Cc: charliea@chromium.org
Owner: alph@chromium.org
Status: Assigned (was: Untriaged)
Looks like tracing issue. @alph, could you take a look and forward it if needed?
Unfortunately, this is working as intended, but I agree that it's confusing behavior. The CPU metric basically uses the CPU time of all collected trace events to come up with the most accurate CPU usage graph possible. Because of this, it basically means that collecting more trace events will give strictly higher CPU usage, and collecting no trace events will indicate 0 CPU usage.

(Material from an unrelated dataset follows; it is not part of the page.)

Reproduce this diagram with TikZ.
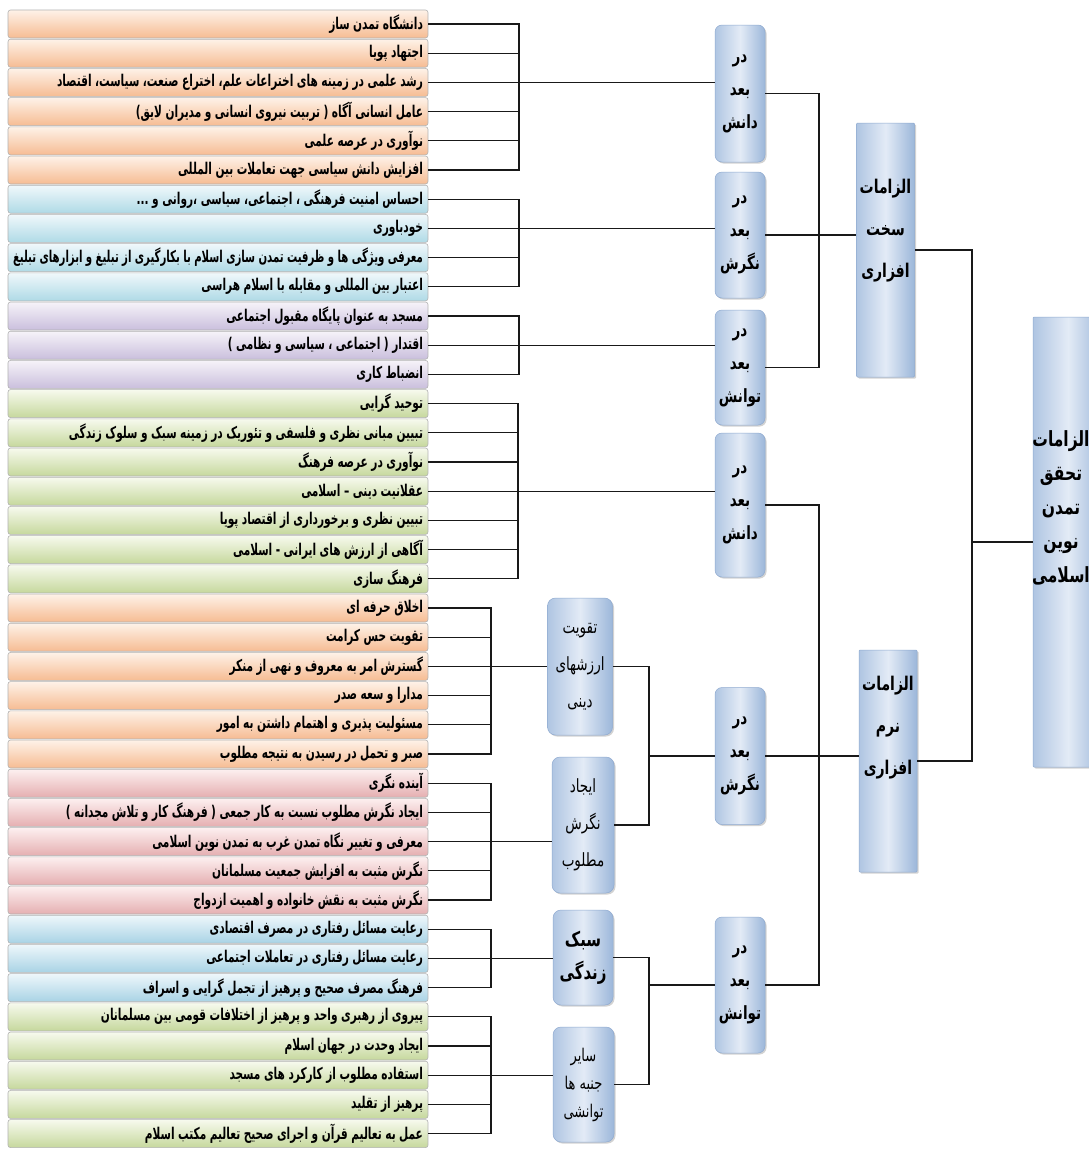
\documentclass[tikz,border=0pt]{standalone}
\usepackage{fontspec}
\usepackage{graphicx}
\newfontfamily\fa[Script=Arabic]{DejaVu Sans}
\TeXXeTstate=1
\usetikzlibrary{shadows}
\definecolor{oL}{HTML}{FEF2E8}\definecolor{oD}{HTML}{F6BC93}
\definecolor{cL}{HTML}{F0F8FB}\definecolor{cD}{HTML}{AFDAE6}
\definecolor{pL}{HTML}{F6F3F9}\definecolor{pD}{HTML}{CABFDD}
\definecolor{gL}{HTML}{F7FAEE}\definecolor{gD}{HTML}{C6D89D}
\definecolor{kL}{HTML}{FDF0F0}\definecolor{kD}{HTML}{E5AFB1}
\definecolor{bL}{HTML}{EEF7FB}\definecolor{bD}{HTML}{A9D3E5}
\definecolor{nbA}{HTML}{AFC5E2}\definecolor{nbB}{HTML}{9CB7DA}\definecolor{nbM}{HTML}{E3EBF6}
\definecolor{nbE}{HTML}{8FAAD0}
\newsavebox\fitbox
\newcommand\fitR[1]{\sbox\fitbox{\scalebox{0.88}[1.35]{#1}}\ifdim\wd\fitbox>410pt\resizebox{410pt}{\height}{\usebox\fitbox}\else\usebox\fitbox\fi}
\newcommand\tall[1]{\scalebox{1}[1.35]{#1}}
\newcommand\mkrow[3]{\node[rowbox=#2] (r#1) at (218,{24+29.2*(#1-1)}) {\fitR{#3}};}
\newcommand\grp[5]{%
  \draw[conn] (r#1.east) -| (#3 |- r#2.east) -- (r#2.east);
  \pgfmathtruncatemacro\ga{#1+1}\pgfmathtruncatemacro\gb{#2-1}
  \foreach \i in {\ga,...,\gb} \draw[conn] (r\i.east) -- (#3 |- r\i.east);
  \draw[conn] (r#4.east) -- (#5.west |- r#4.east);}
\tikzset{
  rowbox/.style={draw=black!30, line width=0.6pt, rounded corners=2.5pt,
    top color=#1L, bottom color=#1D, text width=410pt, inner xsep=5pt, inner ysep=0pt,
    minimum height=28pt, align=right, font=\fa\bfseries\fontsize{12}{14}\selectfont},
  conn/.style={line width=1.1pt, black!90},
  blbox/.style={draw=nbE, line width=0.5pt, left color=nbA, right color=nbB, middle color=nbM,
    drop shadow={shadow xshift=1.5pt, shadow yshift=-1.5pt, opacity=0.35},
    inner sep=0pt, align=center},
  lvbox/.style={blbox, rounded corners=7pt, minimum width=50pt,
    font=\fa\bfseries\fontsize{13.5}{33}\selectfont},
  midbox/.style={blbox, rounded corners=8pt,
    font=\fa\fontsize{13.5}{37}\selectfont},
  bigbox/.style={blbox, rounded corners=1pt, minimum width=58pt},
  bigtxt/.style={align=center, inner sep=0pt, font=\fa\bfseries\fontsize{14}{42}\selectfont}
}
\begin{document}
\begin{tikzpicture}[x=1pt,y=-1pt]
\path[use as bounding box, clip] (0,0) rectangle (1089,1159);
\fill[white] (0,0) rectangle (1089,1159);
% rows
\mkrow{1}{o}{\beginR دانشگاه تمدن ساز\endR}
\mkrow{2}{o}{\beginR اجتهاد پویا\endR}
\mkrow{3}{o}{\beginR رشد علمی در زمینه های اختراعات علم، اختراع صنعت، سیاست، اقتصاد\endR}
\mkrow{4}{o}{\beginR عامل انسانی آگاه ( تربیت نیروی انسانی و مدیران لایق)\endR}
\mkrow{5}{o}{\beginR نوآوری در عرصه علمی\endR}
\mkrow{6}{o}{\beginR افزایش دانش سیاسی جهت تعاملات بین المللی\endR}
\mkrow{7}{c}{\beginR احساس امنیت فرهنگی ، اجتماعی، سیاسی ،روانی و ...\endR}
\mkrow{8}{c}{\beginR خودباوری\endR}
\mkrow{9}{c}{\beginR معرفی ویژگی ها و ظرفیت تمدن سازی اسلام با بکارگیری از تبلیغ و ابزارهای تبلیغ\endR}
\mkrow{10}{c}{\beginR اعتبار بین المللی و مقابله با اسلام هراسی\endR}
\mkrow{11}{p}{\beginR مسجد به عنوان پایگاه مقبول اجتماعی\endR}
\mkrow{12}{p}{\beginR اقتدار ( اجتماعی ، سیاسی و نظامی )\endR}
\mkrow{13}{p}{\beginR انضباط کاری\endR}
\mkrow{14}{g}{\beginR توحید گرایی\endR}
\mkrow{15}{g}{\beginR تبیین مبانی نظری و فلسفی و تئوریک در زمینه سبک و سلوک زندگی\endR}
\mkrow{16}{g}{\beginR نوآوری در عرصه فرهنگ\endR}
\mkrow{17}{g}{\beginR عقلانیت دینی – اسلامی\endR}
\mkrow{18}{g}{\beginR تبیین نظری و برخورداری از اقتصاد پویا\endR}
\mkrow{19}{g}{\beginR آگاهی از ارزش های ایرانی - اسلامی\endR}
\mkrow{20}{g}{\beginR فرهنگ سازی\endR}
\mkrow{21}{o}{\beginR اخلاق حرفه ای\endR}
\mkrow{22}{o}{\beginR تقویت حس کرامت\endR}
\mkrow{23}{o}{\beginR گسترش امر به معروف و نهی از منکر\endR}
\mkrow{24}{o}{\beginR مدارا و سعه صدر\endR}
\mkrow{25}{o}{\beginR مسئولیت پذیری و اهتمام داشتن به امور\endR}
\mkrow{26}{o}{\beginR صبر و تحمل در رسیدن به نتیجه مطلوب\endR}
\mkrow{27}{k}{\beginR آینده نگری\endR}
\mkrow{28}{k}{\beginR ایجاد نگرش مطلوب نسبت به کار جمعی ( فرهنگ کار و تلاش مجدانه )\endR}
\mkrow{29}{k}{\beginR معرفی و تغییر نگاه تمدن غرب به تمدن نوین اسلامی\endR}
\mkrow{30}{k}{\beginR نگرش مثبت به افزایش جمعیت مسلمانان\endR}
\mkrow{31}{k}{\beginR نگرش مثبت به نقش خانواده و اهمیت ازدواج\endR}
\mkrow{32}{b}{\beginR رعایت مسائل رفتاری در مصرف اقتصادی\endR}
\mkrow{33}{b}{\beginR رعایت مسائل رفتاری در تعاملات اجتماعی\endR}
\mkrow{34}{b}{\beginR فرهنگ مصرف صحیح و پرهیز از تجمل گرایی و اسراف\endR}
\mkrow{35}{g}{\beginR پیروی از رهبری واحد و پرهیز از اختلافات قومی بین مسلمانان\endR}
\mkrow{36}{g}{\beginR ایجاد وحدت در جهان اسلام\endR}
\mkrow{37}{g}{\beginR استفاده مطلوب از کارکرد های مسجد\endR}
\mkrow{38}{g}{\beginR پرهیز از تقلید\endR}
\mkrow{39}{g}{\beginR عمل به تعالیم قرآن و اجرای صحیح تعالیم مکتب اسلام\endR}
% level 3 nodes
\node[lvbox, minimum height=137pt] (hd) at (740,93.5) {\tall{\beginR در\endR}\\\tall{\beginR بعد\endR}\\\tall{\beginR دانش\endR}};
\node[lvbox, minimum height=126pt] (hn) at (740,235) {\tall{\beginR در\endR}\\\tall{\beginR بعد\endR}\\\tall{\beginR نگرش\endR}};
\node[lvbox, minimum height=115pt] (ht) at (740,367.5) {\tall{\beginR در\endR}\\\tall{\beginR بعد\endR}\\\tall{\beginR توانش\endR}};
\node[lvbox, minimum height=144pt] (sd) at (740,505) {\tall{\beginR در\endR}\\\tall{\beginR بعد\endR}\\\tall{\beginR دانش\endR}};
\node[lvbox, minimum height=137pt] (sn) at (740,756) {\tall{\beginR در\endR}\\\tall{\beginR بعد\endR}\\\tall{\beginR نگرش\endR}};
\node[lvbox, minimum height=136pt] (st) at (740,985) {\tall{\beginR در\endR}\\\tall{\beginR بعد\endR}\\\tall{\beginR توانش\endR}};
% mid nodes
\node[midbox, minimum width=65pt, minimum height=137pt] (sv) at (580,666.5) {\tall{\beginR تقویت\endR}\\\tall{\beginR ارزشهای\endR}\\\tall{\beginR دینی\endR}};
\node[midbox, minimum width=62pt, minimum height=136pt] (sa) at (583,825) {\tall{\beginR ایجاد\endR}\\\tall{\beginR نگرش\endR}\\\tall{\beginR مطلوب\endR}};
\node[midbox, minimum width=60pt, minimum height=95pt, font=\fa\bfseries\fontsize{15}{33}\selectfont] (sl) at (583,957.5) {\tall{\beginR سبک\endR}\\\tall{\beginR زندگی\endR}};
\node[midbox, minimum width=61pt, minimum height=115pt, font=\fa\fontsize{13}{28}\selectfont] (so) at (583.5,1084.5) {\tall{\beginR سایر\endR}\\\tall{\beginR جنبه ها\endR}\\\tall{\beginR توانشی\endR}};
% big nodes
\node[bigbox, minimum height=254pt] (hs) at (885.5,250) {};
\node[bigtxt] (hsT) at (885.5,231) {\tall{\beginR الزامات\endR}\\\tall{\beginR سخت\endR}\\\tall{\beginR افزاری\endR}};
\node[bigbox, minimum height=222pt] (ns) at (888,761) {};
\node[bigtxt] (nsT) at (888,728) {\tall{\beginR الزامات\endR}\\\tall{\beginR نرم\endR}\\\tall{\beginR افزاری\endR}};
\node[bigbox, minimum width=70pt, minimum height=450pt] (root) at (1068,542) {};
\node[bigtxt, font=\fa\bfseries\fontsize{15.5}{34}\selectfont] (rootT) at (1061,508) {\tall{\beginR الزامات\endR}\\\tall{\beginR تحقق\endR}\\\tall{\beginR تمدن\endR}\\\tall{\beginR نوین\endR}\\\tall{\beginR اسلامی\endR}};
% brackets
\coordinate (bA) at (519,0);
\coordinate (bB) at (518,0);
\coordinate (bC) at (491,0);
\coordinate (bD) at (649,0);
\coordinate (bE) at (819,0);
\coordinate (bF) at (972,0);
\grp{1}{6}{bA}{3}{hd}
\grp{7}{10}{bA}{8}{hn}
\grp{11}{13}{bA}{12}{ht}
\grp{14}{20}{bB}{17}{sd}
\grp{21}{26}{bC}{23}{sv}
\grp{27}{31}{bC}{29}{sa}
\grp{32}{34}{bC}{33}{sl}
\grp{35}{39}{bC}{37}{so}
\draw[conn] (sv.east) -| (bD |- sa.east) -- (sa.east);
\draw[conn] (bD |- sn.west) -- (sn.west);
\draw[conn] (sl.east) -| (bD |- so.east) -- (so.east);
\draw[conn] (bD |- st.west) -- (st.west);
\draw[conn] (hd.east) -| (bE |- ht.east) -- (ht.east);
\draw[conn] (hn.east) -- (hs.west |- hn.east);
\draw[conn] (sd.east) -| (bE |- st.east) -- (st.east);
\draw[conn] (sn.east) -- (ns.west |- sn.east);
\draw[conn] (hs.east) -| (bF |- ns.east) -- (ns.east);
\draw[conn] (bF |- root.west) -- (root.west);
\end{tikzpicture}
\end{document}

Comment 5 by alph@chromium.org, Nov 23 2016

Cc: -charliea@chromium.org
Components: -Platform>DevTools>Tracing -Platform>DevTools>Performance>Tracing
Owner: charliea@chromium.org
Looks like a trace-viewer issue. Nothing to do with DevTools.
Do you have suggestions for how this could be improved to be clearer? This graph represents the CPU usage as estimated via trace events that have been recorded in the trace. By definition, the more categories that you trace, the more data you'll have to flesh out that number. From my understanding, adding the "toplevel" category *should* be sufficient for getting all relevant CPU use slices.
Components: Speed>Tracing
Components: -Internals>Tracing
My suggestions might be biased to my specific use case but they are (in decreasing priority order):

1) Provide a scale to the CPU graph: does it go from 0 to 100 % CPU usage? Without this information I can't asses what it anything plotted there represents and it becomes a meaningless graph.

2) Do full CPU usage recording independent of selected categories. I would think that when one is looking at that graph it's more useful to be able to compare what's being traced against all the rest than to only itself.

I think that 

"2) Do full CPU usage recording independent of selected categories. I would think that when one is looking at that graph it's more useful to be able to compare what's being traced against all the rest than to only itself."

 is the clear best solution, but the tricky part is understanding *how* we do that. Essentially, our instantaneous CPU use graph comes from instrumenting as many entry points to Chrome code as we can possibly find. In theory, the "toplevel" category is exactly what you're asking for, but we don't have a whole lot of confidence that we've actually identified all of Chrome's entry points. We've instrumented some of the big ones (e.g. MessageLoop::RunTask), but what about smaller ones, like when Chrome registers a callback with a system call? Right now, we don't have any means to verify that Chrome's purported CPU usage is accurate, and if there's anything we've realized since we set out in the benchmarking space, it's that if you're not measuring something, it's probably not doing what you want it to.
Owner: ----
Status: Available (was: Assigned)
Marking this as available given the fact that I don't focus on power/CPU anymore.